Then the following column headers will be generated:

| | |
|------------|-------------------|
|A given name|Like, a family name|
|first name | last name |
|`foaf:firstName`|`foaf:lastName`|

### Supported property shapes constraints

The following property shapes constraints are supported:
- `sh:order` controls column order
- `sh:datatype` turns into a [`xxx^^xsd:integer` notation](https://xls2rdf.sparna.fr/rest/doc.html#generating-values-with-datatypes) on the header
- `sh:languageIn` turns into a [`xxxx@en` notation](https://xls2rdf.sparna.fr/rest/doc.html#generating-multilingual-values) on the header. Multiple values of `sh:languageIn` on the same property shape will produce multiple columns of the same predicate, each with a different language
- If the `sh:path` of the property shape is an `sh:inversePath`, this will turn into a [`^xxx` notation](https://xls2rdf.sparna.fr/rest/doc.html#generating-skos-collection-with-object-to-subject-columns) on the header

## Other serialization rules

### Multiple values

If more than value exist for a given subject for a given predicate and a given language or a given datatype, then:
- the values get concatenated with a comma `,`
- the header automatically gets a [`xxxx(separator=",")` parameter](https://xls2rdf.sparna.fr/rest/doc.html#generating-multiple-values)

| | |
|------------|-------------------|
|first name | last name |
|`skos:prefLabel@en`|`skos:altLabel@en(separator=",")`|
|document | book, work, report|

### Sort order

Lines are sorted according to the URI column

### Blank nodes

Blank nodes are serialized in Turtle notation, `[ ... ]` so that they can be [converted back to RDF](https://xls2rdf.sparna.fr/rest/doc.html#blank-nodes-with).
_Special case_ : rdf2xls forces the `sh:or` predicate to always use a blank node serialization inside the RDF list.

### Lists

RDF lists are serialized in Turtle notation, `(...)` so that they can be [converted back to RDF](https://xls2rdf.sparna.fr/rest/doc.html#rdf-lists-with)

### When the datatype does not match the header

It may happen that for a certain value, the datatype does not match the one declared in the header. In that case, the value is serialized in Turtle notation with its datatype, which will take precedence over the datatype declared in the header.

| | |
|------------|-------------------|
|the label | the order |
|`rdfs:label@en`|`ex:order^^xsd:integer`|
|first entry | "1"^^xsd:int |

## Header part

There is a [header section](https://xls2rdf.sparna.fr/rest/doc.html#sheet-header-processing) in the generated tabs.
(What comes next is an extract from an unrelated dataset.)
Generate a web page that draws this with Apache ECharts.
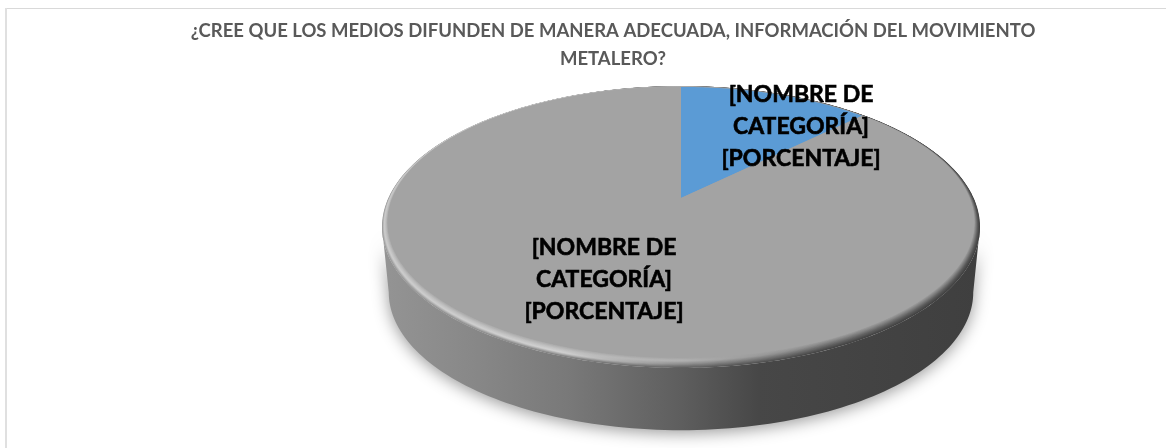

This header section is generated in the following way:

1. If there is a single instance of `owl:Ontology`, use it
1. Otherwise if there is a single instance of `dcat:Dataset`, use it
1. Otherwise if there is a single instance of `skos:ConceptScheme`, use it
1. Otherwise if the NodeShape has an `sh:targetClass`, use it
1. Otherwise default to the NodeShape URI